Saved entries
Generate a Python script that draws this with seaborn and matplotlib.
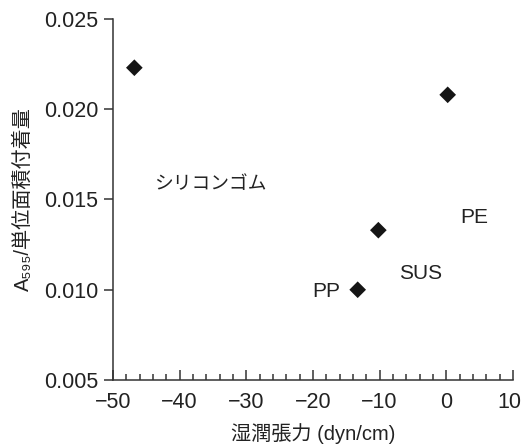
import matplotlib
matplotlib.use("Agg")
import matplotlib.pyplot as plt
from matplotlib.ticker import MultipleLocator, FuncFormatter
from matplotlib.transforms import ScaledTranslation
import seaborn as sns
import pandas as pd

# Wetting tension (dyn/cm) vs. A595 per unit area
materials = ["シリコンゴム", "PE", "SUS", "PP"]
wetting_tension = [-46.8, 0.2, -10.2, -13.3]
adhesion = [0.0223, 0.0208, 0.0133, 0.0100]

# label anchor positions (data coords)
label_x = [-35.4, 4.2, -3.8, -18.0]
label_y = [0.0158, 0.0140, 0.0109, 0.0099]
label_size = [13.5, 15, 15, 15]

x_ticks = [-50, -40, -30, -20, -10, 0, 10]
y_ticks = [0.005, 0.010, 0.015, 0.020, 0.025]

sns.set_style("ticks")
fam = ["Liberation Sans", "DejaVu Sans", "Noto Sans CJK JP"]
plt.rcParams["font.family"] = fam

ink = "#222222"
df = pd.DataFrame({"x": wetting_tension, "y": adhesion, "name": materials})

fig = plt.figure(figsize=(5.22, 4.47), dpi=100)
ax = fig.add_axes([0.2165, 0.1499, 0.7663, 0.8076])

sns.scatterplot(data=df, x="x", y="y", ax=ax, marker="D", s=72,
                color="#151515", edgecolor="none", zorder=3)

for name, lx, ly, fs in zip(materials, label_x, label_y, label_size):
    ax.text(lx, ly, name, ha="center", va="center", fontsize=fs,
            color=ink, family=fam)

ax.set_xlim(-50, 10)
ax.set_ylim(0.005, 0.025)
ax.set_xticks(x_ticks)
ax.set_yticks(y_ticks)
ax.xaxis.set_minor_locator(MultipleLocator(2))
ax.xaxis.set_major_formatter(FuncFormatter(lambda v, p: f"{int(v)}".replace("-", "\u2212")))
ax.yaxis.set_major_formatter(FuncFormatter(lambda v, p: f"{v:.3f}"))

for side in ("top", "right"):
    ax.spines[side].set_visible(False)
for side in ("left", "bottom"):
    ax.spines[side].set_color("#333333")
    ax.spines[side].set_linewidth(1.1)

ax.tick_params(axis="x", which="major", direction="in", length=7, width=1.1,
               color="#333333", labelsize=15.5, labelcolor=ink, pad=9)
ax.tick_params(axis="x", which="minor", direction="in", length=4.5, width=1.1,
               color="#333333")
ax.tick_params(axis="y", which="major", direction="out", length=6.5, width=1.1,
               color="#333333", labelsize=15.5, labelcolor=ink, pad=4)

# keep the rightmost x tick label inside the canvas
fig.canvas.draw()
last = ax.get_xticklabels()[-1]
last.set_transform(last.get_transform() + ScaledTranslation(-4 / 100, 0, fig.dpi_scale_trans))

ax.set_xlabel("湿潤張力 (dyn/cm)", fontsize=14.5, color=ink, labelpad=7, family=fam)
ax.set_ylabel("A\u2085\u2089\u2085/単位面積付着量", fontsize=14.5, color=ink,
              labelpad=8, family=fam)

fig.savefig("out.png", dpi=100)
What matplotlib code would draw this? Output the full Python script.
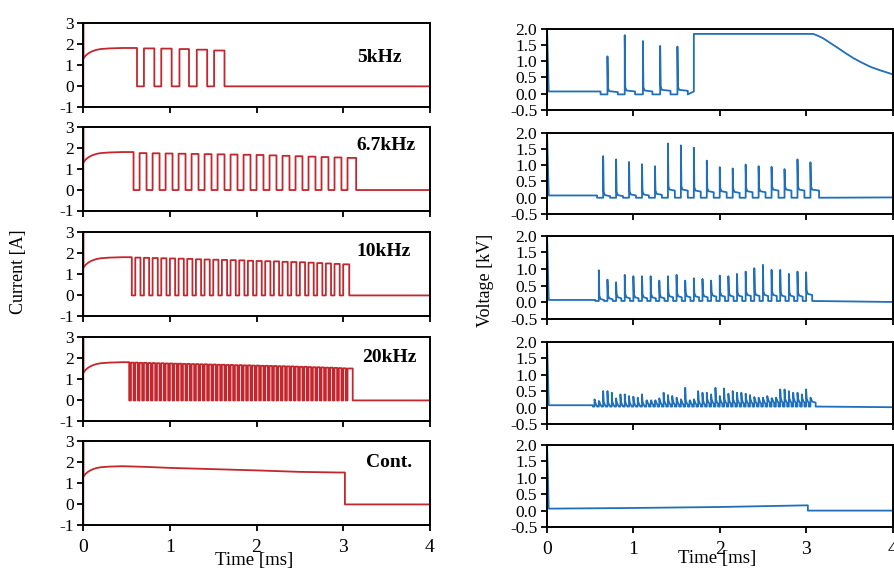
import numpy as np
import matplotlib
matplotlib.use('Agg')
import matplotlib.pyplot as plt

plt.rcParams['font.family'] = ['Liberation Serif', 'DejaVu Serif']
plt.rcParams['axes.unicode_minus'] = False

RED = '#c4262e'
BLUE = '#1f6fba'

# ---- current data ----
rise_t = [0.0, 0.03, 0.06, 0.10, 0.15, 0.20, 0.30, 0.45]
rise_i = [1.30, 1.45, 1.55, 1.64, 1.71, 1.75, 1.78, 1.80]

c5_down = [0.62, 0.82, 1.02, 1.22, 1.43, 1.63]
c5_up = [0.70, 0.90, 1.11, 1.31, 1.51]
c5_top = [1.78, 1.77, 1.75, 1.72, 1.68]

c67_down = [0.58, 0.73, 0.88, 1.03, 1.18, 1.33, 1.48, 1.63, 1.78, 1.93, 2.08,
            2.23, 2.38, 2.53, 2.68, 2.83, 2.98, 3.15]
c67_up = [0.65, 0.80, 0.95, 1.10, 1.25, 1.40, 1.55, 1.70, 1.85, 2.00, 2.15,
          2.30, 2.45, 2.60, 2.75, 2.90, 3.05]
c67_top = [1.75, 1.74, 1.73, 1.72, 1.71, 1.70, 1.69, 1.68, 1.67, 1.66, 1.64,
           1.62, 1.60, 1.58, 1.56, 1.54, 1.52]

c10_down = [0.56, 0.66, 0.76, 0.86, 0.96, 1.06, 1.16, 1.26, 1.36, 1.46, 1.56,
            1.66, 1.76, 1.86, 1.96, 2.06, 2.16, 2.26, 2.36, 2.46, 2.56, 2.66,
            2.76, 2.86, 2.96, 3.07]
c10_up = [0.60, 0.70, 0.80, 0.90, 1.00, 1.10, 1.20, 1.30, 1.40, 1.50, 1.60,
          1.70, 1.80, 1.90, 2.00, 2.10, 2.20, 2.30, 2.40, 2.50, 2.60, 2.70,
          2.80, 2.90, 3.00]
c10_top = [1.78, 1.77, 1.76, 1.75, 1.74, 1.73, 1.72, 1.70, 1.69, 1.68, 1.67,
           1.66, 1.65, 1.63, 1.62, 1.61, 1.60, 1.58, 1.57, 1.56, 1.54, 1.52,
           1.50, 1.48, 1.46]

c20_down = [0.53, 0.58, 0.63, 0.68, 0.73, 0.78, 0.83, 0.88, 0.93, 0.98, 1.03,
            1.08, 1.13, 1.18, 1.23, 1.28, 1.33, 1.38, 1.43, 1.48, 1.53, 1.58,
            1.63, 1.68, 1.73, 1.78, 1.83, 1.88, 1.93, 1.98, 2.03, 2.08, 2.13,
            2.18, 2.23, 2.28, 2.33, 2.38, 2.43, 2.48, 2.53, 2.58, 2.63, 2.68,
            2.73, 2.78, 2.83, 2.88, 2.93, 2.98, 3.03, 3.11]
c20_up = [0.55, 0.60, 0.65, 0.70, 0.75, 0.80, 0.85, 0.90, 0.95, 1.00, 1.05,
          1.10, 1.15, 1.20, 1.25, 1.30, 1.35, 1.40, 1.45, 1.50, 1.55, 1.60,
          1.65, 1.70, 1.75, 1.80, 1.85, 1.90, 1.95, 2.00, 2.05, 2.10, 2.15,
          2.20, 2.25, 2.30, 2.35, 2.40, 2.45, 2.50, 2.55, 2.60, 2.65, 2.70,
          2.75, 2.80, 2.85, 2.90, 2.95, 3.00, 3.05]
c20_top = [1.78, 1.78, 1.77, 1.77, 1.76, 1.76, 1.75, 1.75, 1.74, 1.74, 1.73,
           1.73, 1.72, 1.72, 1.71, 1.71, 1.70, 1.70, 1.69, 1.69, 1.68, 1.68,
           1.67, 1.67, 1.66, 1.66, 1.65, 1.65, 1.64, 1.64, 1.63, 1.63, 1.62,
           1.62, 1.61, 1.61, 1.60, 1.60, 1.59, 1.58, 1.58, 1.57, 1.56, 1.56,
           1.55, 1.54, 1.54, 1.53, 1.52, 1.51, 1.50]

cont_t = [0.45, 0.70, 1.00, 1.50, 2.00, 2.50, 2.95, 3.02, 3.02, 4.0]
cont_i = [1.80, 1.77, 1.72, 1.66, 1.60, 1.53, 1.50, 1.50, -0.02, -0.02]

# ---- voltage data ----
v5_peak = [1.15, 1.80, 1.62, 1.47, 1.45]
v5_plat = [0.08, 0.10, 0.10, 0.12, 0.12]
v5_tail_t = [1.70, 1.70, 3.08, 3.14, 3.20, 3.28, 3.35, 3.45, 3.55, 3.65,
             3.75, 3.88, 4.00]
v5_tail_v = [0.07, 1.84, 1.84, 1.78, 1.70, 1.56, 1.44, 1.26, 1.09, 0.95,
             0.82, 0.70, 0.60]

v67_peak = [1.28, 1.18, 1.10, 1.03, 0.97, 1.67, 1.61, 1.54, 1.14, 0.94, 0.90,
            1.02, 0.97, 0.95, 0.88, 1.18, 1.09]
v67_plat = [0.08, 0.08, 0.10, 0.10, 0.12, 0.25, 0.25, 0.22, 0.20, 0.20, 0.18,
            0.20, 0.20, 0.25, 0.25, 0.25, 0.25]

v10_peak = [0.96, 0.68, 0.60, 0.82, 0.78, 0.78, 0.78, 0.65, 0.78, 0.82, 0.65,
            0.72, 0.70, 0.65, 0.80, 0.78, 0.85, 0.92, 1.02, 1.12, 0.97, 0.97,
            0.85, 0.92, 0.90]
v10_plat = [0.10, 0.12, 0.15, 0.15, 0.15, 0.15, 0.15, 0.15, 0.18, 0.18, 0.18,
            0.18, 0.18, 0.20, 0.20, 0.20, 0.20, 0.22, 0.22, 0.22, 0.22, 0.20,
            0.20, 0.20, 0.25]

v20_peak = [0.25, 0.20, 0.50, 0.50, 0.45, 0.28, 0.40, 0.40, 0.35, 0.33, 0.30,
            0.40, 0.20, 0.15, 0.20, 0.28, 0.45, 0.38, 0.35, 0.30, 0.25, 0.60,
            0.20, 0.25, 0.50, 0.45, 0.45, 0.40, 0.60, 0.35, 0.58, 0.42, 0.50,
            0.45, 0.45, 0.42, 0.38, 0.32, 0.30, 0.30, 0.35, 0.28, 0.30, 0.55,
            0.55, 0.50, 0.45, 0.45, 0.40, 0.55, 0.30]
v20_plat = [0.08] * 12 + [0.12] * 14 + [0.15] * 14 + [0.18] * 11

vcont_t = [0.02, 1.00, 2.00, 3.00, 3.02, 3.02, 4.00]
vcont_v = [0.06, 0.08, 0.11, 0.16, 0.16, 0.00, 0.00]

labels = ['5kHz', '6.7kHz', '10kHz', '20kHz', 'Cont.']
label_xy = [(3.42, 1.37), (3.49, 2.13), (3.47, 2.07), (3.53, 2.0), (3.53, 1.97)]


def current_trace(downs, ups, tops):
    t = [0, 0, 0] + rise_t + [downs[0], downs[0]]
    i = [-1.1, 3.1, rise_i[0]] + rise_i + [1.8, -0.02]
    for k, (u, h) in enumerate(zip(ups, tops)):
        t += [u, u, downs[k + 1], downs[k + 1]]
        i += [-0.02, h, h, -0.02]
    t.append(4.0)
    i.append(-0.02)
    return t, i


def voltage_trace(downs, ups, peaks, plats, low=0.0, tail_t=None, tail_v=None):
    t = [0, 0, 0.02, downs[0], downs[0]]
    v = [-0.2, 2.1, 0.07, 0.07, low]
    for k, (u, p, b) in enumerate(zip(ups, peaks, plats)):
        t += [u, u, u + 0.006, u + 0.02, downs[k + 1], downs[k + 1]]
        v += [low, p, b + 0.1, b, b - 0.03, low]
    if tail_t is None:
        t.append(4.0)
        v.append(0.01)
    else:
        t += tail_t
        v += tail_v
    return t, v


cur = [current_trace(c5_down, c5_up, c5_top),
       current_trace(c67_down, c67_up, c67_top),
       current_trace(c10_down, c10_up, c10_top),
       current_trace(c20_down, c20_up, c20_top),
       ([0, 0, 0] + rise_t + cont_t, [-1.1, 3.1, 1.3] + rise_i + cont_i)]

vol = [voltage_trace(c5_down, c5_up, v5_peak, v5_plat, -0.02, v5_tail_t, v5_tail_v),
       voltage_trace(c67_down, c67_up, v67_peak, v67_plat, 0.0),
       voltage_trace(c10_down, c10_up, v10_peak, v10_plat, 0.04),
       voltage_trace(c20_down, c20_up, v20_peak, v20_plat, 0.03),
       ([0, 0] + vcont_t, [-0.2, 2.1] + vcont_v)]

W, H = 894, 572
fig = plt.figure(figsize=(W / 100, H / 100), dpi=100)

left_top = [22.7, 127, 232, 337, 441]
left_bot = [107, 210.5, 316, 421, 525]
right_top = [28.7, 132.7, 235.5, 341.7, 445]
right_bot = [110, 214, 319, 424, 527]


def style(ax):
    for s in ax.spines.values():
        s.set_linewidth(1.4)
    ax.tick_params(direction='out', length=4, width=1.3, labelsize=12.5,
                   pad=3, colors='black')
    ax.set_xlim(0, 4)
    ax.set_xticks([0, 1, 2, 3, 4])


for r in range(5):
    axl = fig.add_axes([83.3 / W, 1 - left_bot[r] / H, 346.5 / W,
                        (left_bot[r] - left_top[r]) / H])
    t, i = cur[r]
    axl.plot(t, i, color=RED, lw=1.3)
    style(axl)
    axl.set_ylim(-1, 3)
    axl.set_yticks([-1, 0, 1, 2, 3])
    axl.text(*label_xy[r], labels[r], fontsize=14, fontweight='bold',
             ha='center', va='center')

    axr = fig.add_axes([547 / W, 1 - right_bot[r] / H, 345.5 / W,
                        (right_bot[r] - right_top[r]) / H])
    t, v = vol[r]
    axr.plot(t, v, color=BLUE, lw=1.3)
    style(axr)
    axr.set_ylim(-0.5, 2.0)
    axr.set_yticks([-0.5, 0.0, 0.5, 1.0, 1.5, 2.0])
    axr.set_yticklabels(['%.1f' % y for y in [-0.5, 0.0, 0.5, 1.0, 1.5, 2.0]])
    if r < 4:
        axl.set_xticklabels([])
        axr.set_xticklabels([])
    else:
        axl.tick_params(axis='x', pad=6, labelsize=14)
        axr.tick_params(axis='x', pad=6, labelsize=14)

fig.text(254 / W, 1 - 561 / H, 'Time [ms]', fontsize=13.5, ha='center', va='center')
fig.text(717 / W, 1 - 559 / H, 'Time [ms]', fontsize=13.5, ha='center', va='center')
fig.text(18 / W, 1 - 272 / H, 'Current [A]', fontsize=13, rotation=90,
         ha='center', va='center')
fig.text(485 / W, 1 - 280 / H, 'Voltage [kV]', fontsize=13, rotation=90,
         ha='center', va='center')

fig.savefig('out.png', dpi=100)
==
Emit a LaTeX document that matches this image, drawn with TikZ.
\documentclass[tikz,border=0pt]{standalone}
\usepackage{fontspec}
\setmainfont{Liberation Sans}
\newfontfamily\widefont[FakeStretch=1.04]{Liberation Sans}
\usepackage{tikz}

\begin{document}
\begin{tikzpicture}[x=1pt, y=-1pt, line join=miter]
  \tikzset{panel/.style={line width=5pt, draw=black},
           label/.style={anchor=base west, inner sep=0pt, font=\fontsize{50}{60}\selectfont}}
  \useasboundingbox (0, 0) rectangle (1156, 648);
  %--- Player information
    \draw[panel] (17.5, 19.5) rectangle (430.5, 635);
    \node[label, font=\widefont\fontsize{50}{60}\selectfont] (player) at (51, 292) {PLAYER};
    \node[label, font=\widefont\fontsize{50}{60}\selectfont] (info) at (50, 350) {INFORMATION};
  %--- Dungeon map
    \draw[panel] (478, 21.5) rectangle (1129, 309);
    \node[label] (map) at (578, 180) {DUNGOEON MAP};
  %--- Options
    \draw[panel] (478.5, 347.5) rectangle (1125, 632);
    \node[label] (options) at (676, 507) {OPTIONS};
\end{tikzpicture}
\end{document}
* * *
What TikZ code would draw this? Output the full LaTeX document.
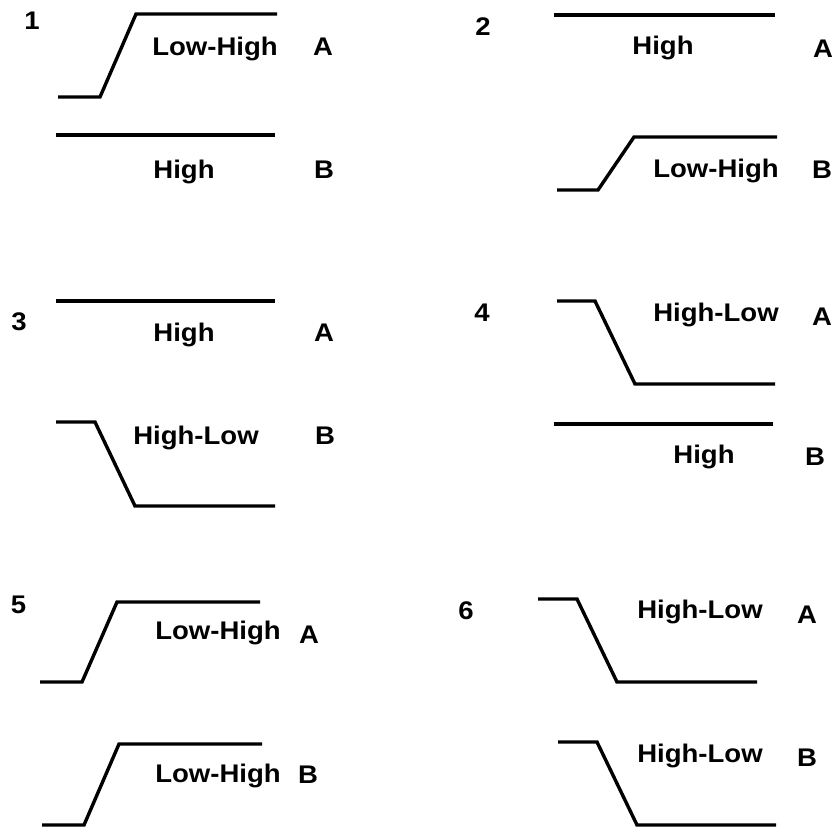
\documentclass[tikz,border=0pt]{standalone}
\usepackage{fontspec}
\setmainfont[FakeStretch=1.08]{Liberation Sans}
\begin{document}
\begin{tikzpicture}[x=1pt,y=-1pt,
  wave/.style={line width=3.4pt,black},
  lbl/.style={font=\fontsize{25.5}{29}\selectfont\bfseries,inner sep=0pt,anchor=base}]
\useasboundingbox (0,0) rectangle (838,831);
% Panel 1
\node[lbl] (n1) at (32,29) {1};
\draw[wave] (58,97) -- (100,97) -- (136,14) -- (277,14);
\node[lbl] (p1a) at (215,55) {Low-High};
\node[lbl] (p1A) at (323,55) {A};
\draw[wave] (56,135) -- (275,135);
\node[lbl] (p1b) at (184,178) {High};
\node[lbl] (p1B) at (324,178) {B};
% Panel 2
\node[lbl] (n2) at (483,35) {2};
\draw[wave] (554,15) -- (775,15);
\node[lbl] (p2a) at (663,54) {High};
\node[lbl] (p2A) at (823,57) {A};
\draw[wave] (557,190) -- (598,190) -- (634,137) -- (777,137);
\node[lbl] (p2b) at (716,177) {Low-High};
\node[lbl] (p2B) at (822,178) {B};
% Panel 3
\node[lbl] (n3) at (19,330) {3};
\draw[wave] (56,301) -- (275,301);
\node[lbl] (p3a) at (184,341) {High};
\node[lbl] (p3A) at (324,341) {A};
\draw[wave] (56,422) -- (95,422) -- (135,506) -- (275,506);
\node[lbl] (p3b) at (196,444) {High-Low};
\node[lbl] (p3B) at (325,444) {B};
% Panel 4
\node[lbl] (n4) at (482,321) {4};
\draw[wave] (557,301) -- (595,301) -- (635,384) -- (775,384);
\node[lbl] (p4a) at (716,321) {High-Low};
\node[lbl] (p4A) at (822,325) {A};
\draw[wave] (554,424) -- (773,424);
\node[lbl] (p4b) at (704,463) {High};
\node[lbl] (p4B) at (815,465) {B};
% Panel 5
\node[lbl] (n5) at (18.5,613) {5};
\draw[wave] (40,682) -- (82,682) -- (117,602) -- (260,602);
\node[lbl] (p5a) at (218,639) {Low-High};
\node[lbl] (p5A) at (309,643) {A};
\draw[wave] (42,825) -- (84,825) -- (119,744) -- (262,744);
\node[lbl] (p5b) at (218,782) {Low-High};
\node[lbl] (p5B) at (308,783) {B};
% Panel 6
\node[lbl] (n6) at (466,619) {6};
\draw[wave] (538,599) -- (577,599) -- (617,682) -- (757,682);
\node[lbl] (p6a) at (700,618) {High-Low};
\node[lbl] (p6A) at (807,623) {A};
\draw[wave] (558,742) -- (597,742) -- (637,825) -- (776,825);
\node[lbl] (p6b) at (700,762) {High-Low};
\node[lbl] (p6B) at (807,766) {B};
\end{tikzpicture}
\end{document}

**Task goal:**
Keep to the lines between the line with "What matplotlib code" and the line with "1.62, 1.60, 1.58, 1.56, 1.54, 1.52]", inclusive, and transcribe them without pictures.

**Reply to the exercise:**
What matplotlib code would draw this? Output the full Python script.
import numpy as np
import matplotlib
matplotlib.use('Agg')
import matplotlib.pyplot as plt

plt.rcParams['font.family'] = ['Liberation Serif', 'DejaVu Serif']
plt.rcParams['axes.unicode_minus'] = False

RED = '#c4262e'
BLUE = '#1f6fba'

# ---- current data ----
rise_t = [0.0, 0.03, 0.06, 0.10, 0.15, 0.20, 0.30, 0.45]
rise_i = [1.30, 1.45, 1.55, 1.64, 1.71, 1.75, 1.78, 1.80]

c5_down = [0.62, 0.82, 1.02, 1.22, 1.43, 1.63]
c5_up = [0.70, 0.90, 1.11, 1.31, 1.51]
c5_top = [1.78, 1.77, 1.75, 1.72, 1.68]

c67_down = [0.58, 0.73, 0.88, 1.03, 1.18, 1.33, 1.48, 1.63, 1.78, 1.93, 2.08,
            2.23, 2.38, 2.53, 2.68, 2.83, 2.98, 3.15]
c67_up = [0.65, 0.80, 0.95, 1.10, 1.25, 1.40, 1.55, 1.70, 1.85, 2.00, 2.15,
          2.30, 2.45, 2.60, 2.75, 2.90, 3.05]
c67_top = [1.75, 1.74, 1.73, 1.72, 1.71, 1.70, 1.69, 1.68, 1.67, 1.66, 1.64,
           1.62, 1.60, 1.58, 1.56, 1.54, 1.52]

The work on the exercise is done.